A Day in the Life

by Julie Walsh on March 10, 2008

 
I went into the kitchen this morning and used dung instead of the firewood and crop residue that I used yesterday to cook my family’s breakfast. There was no fruit to give them, though, because more than a quarter of produce gets wasted before it gets to my market, due to lack of refrigeration and storage.
 
I then tended to my terminally-ill toddler as best I could despite my near blindness; my child has an acute respiratory infection. Later in the morning my neighbor visited me, complaining of how a village child recently died of a snake bite—our clinic doesn’t have the refrigeration for the anti-venom serum.
 
The electricity to our village was restored today after three days without it, so my husband’s crops hopefully won’t die, now that he has electricity for the water pumps. Our village is very fortunate to even have electricity, though.
 
In the evening my husband came home from the fields saying he said he heard that many in the United States want us Indians to use less energy.
 
Data from Barun Mitra, LibertyIndia.org; Jyothi Parekh, et al, 2003.

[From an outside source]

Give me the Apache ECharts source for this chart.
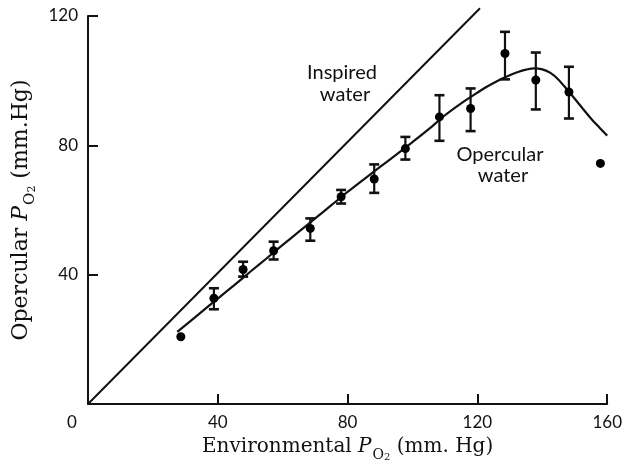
<!DOCTYPE html>
<html><head><meta charset="utf-8">
<script src="https://cdn.jsdelivr.net/npm/echarts@6/dist/echarts.min.js"></script>
<style>html,body{margin:0;padding:0;background:#fff}#c{width:625px;height:469px}</style>
</head><body><div id="c"></div>
<script>
// Data
const xTicks = [0, 40, 80, 120, 160];
const yTicks = [0, 40, 80, 120];
// measured points: [environmental PO2, opercular PO2]
const points = [
  [28.6, 20.8], [38.8, 32.7], [47.8, 41.6], [57.2, 47.4], [68.5, 54.3],
  [78.0, 64.1], [88.2, 69.6], [97.8, 79.0], [108.3, 88.8], [117.9, 91.4],
  [128.5, 108.4], [138.0, 100.2], [148.2, 96.5], [157.9, 74.4]
];
// error bars: [x, low, high]
const errorBars = [
  [38.8, 29.3, 35.8], [47.8, 39.4, 44.0], [57.2, 44.7, 50.2], [68.5, 50.5, 57.4],
  [78.0, 62.0, 66.2], [88.2, 65.3, 74.1], [97.8, 75.6, 82.6], [108.3, 81.4, 95.5],
  [117.9, 84.4, 97.6], [128.5, 100.4, 115.1], [138.0, 91.1, 108.7], [148.2, 88.3, 104.3]
];
// fitted opercular water curve
const opercularCurve = [
  [27.5, 22.3], [35, 28.5], [40, 32.6], [45, 36.7], [50, 40.9], [55, 45.0],
  [60, 49.2], [65, 53.3], [70, 57.4], [75, 61.5], [80, 65.6], [85, 69.5],
  [90, 73.3], [95, 77.1], [100, 81.0], [105, 85.0], [110, 89.3], [115, 93.0],
  [120, 96.3], [122.5, 97.9], [125, 99.3], [127.5, 100.6], [130, 101.7],
  [132.5, 102.7], [135, 103.4], [137.5, 103.8], [140, 103.5], [142.5, 102.4],
  [145, 100.3], [147.5, 97.4], [150, 94.4], [152.5, 91.3], [155, 88.3],
  [157.5, 85.6], [160, 83.0]
];
// inspired water line
const inspiredLine = [[0, 0], [120.8, 122.4]];

const serif = 'DejaVu Serif';
const sans = 'Lato';
const chart = echarts.init(document.getElementById('c'), null, {renderer: 'canvas'});
function nameRich(fs) {
  return {
    n: {fontFamily: serif, fontSize: fs, color: '#111'},
    i: {fontFamily: serif, fontSize: fs, fontStyle: 'italic', color: '#111'},
    s: {fontFamily: serif, fontSize: Math.round(fs * 0.68), color: '#111', verticalAlign: 'bottom', padding: [Math.round(fs * 0.8), 0, 0, 1]},
    t: {fontFamily: serif, fontSize: Math.round(fs * 0.5), color: '#111', verticalAlign: 'bottom', padding: [0, 0, 0, 0]}
  };
}
chart.setOption({
  animation: false,
  grid: {left: 88, right: 15, top: 16, bottom: 65},
  xAxis: {
    type: 'value', min: 0, max: 160, interval: 40,
    axisLine: {lineStyle: {color: '#111', width: 2}},
    axisTick: {inside: true, length: 10, lineStyle: {color: '#111', width: 2}},
    splitLine: {show: false},
    axisLabel: {
      margin: 10, color: '#111', fontFamily: sans, fontSize: 17,
      formatter: v => xTicks.includes(v) ? (v === 0 ? '{z|0}' : String(v)) : '',
      rich: {z: {fontFamily: sans, fontSize: 17, color: '#111', padding: [0, 32, 0, 0]}}
    },
    name: '{n|Environmental }{i|P}{s|O}{t|2}{n| (mm. Hg)}',
    nameLocation: 'middle', nameGap: 28,
    nameTextStyle: {rich: nameRich(20)}
  },
  yAxis: {
    type: 'value', min: 0, max: 120, interval: 40,
    axisLine: {lineStyle: {color: '#111', width: 2}},
    axisTick: {inside: true, length: 10, lineStyle: {color: '#111', width: 2}},
    splitLine: {show: false},
    axisLabel: {
      margin: 10, color: '#111', fontFamily: sans, fontSize: 17,
      formatter: v => (v === 0 || !yTicks.includes(v)) ? '' : String(v)
    },
    name: '{n|Opercular }{i|P}{s|O}{t|2}{n| (mm.Hg)}',
    nameLocation: 'middle', nameGap: 48,
    nameTextStyle: {rich: nameRich(22)}
  },
  series: [
    {
      type: 'line', data: inspiredLine, symbol: 'none', clip: false,
      lineStyle: {color: '#111', width: 2}, z: 2
    },
    {
      type: 'line', data: opercularCurve, symbol: 'none', smooth: 0.3,
      lineStyle: {color: '#111', width: 2.2}, z: 2
    },
    {
      type: 'custom', data: errorBars, z: 3,
      renderItem: function (params, api) {
        const x = api.value(0);
        const lo = api.coord([x, api.value(1)]);
        const hi = api.coord([x, api.value(2)]);
        const cap = 5;
        const st = {stroke: '#111', lineWidth: 2.2};
        const cs = {stroke: '#111', lineWidth: 2.6};
        return {
          type: 'group', children: [
            {type: 'line', shape: {x1: lo[0], y1: lo[1], x2: hi[0], y2: hi[1]}, style: st},
            {type: 'line', shape: {x1: lo[0] - cap, y1: lo[1], x2: lo[0] + cap, y2: lo[1]}, style: cs},
            {type: 'line', shape: {x1: hi[0] - cap, y1: hi[1], x2: hi[0] + cap, y2: hi[1]}, style: cs}
          ]
        };
      }
    },
    {
      type: 'scatter', data: points, symbol: 'circle', symbolSize: 9,
      itemStyle: {color: '#000', opacity: 1}, z: 4
    }
  ],
  graphic: [
    {type: 'text', style: {x: 342, y: 73, text: 'Inspired', font: '20px Lato', fill: '#111', textAlign: 'center', textVerticalAlign: 'middle'}},
    {type: 'text', style: {x: 345, y: 95, text: 'water', font: '20px Lato', fill: '#111', textAlign: 'center', textVerticalAlign: 'middle'}},
    {type: 'text', style: {x: 500, y: 155, text: 'Opercular', font: '20px Lato', fill: '#111', textAlign: 'center', textVerticalAlign: 'middle'}},
    {type: 'text', style: {x: 503, y: 176, text: 'water', font: '20px Lato', fill: '#111', textAlign: 'center', textVerticalAlign: 'middle'}}
  ]
});
</script>
</body></html>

88% of kitchens in Indian villages use dung, firewood or crop residue for fuel.
11% of women that use these traditional fuels have eye diseases.
2.6% children under 5 in rural India die from acute respiratory infections.
50,000 people die yearly from snake bites because of lack of medical facilities, including lack of refrigeration to store the anti-venom serums.
Only 13% of Indian villages have electricity.